Already fixed in my tree. I will commit later.
This problem has been fixed in the unstable development version. The fix will be available in the next major software release. You may need to upgrade your Linux distribution to obtain that newer version.
I still get an error on load: Spreadsheet!A12 Unable to parse 'AREAS(([.A1:.B3]~[.F2]~[.G1]))' ('Invalid expression')
Does Gnumeric have the ~ operator? That is the "reference union operator">
I guess in Gnumeric that would be =areas((A1:B3,F2,G1))
Created attachment 305509 [details] [review] sample patch While the attached patch works in this specific case it is clearly not the correct solution. We could easily encounter formulas that contain the tilde and the regular argument seperator. Unfortunately we seem to be able to only specify a single argument separator. Note that the ODF standard even says: "Reference union. Displayed as the function parameter separator in some implementations." Replacing all tildes with semicolons of course causes many other issues. Perhaps we need to change how convs->arg_sep is used by adding a second convs->arg_sep_alt.

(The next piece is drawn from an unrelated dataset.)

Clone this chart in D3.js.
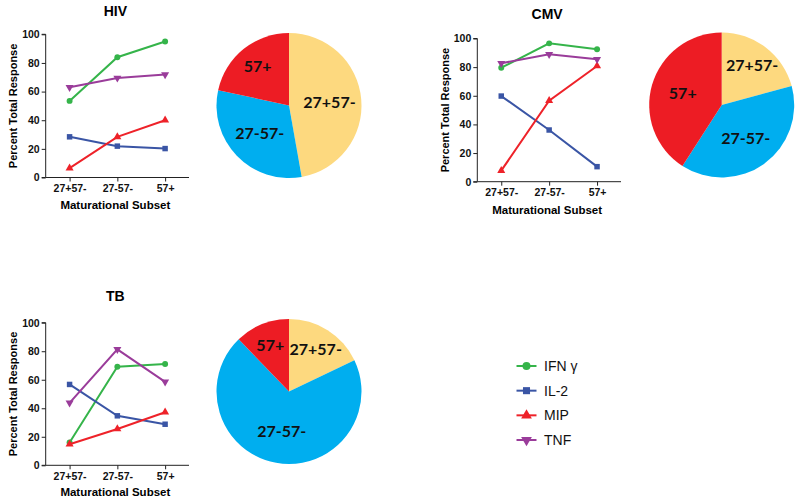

Created attachment 305511 [details] [review] proposed patch Since this patch touches the parser I would like somebody else to review it. Note that nobody seems to do "reference union" correctly. In my version of LO =SUM(A5:C5~B4:B6) with every cell of interest containing a 1 evaluates to 6 (and I would think that 5 would be more sensible if it is truly a union. So having ~ really act like an argument separator looks appropriate to me.
Review of attachment 305511 [details] [review]: committed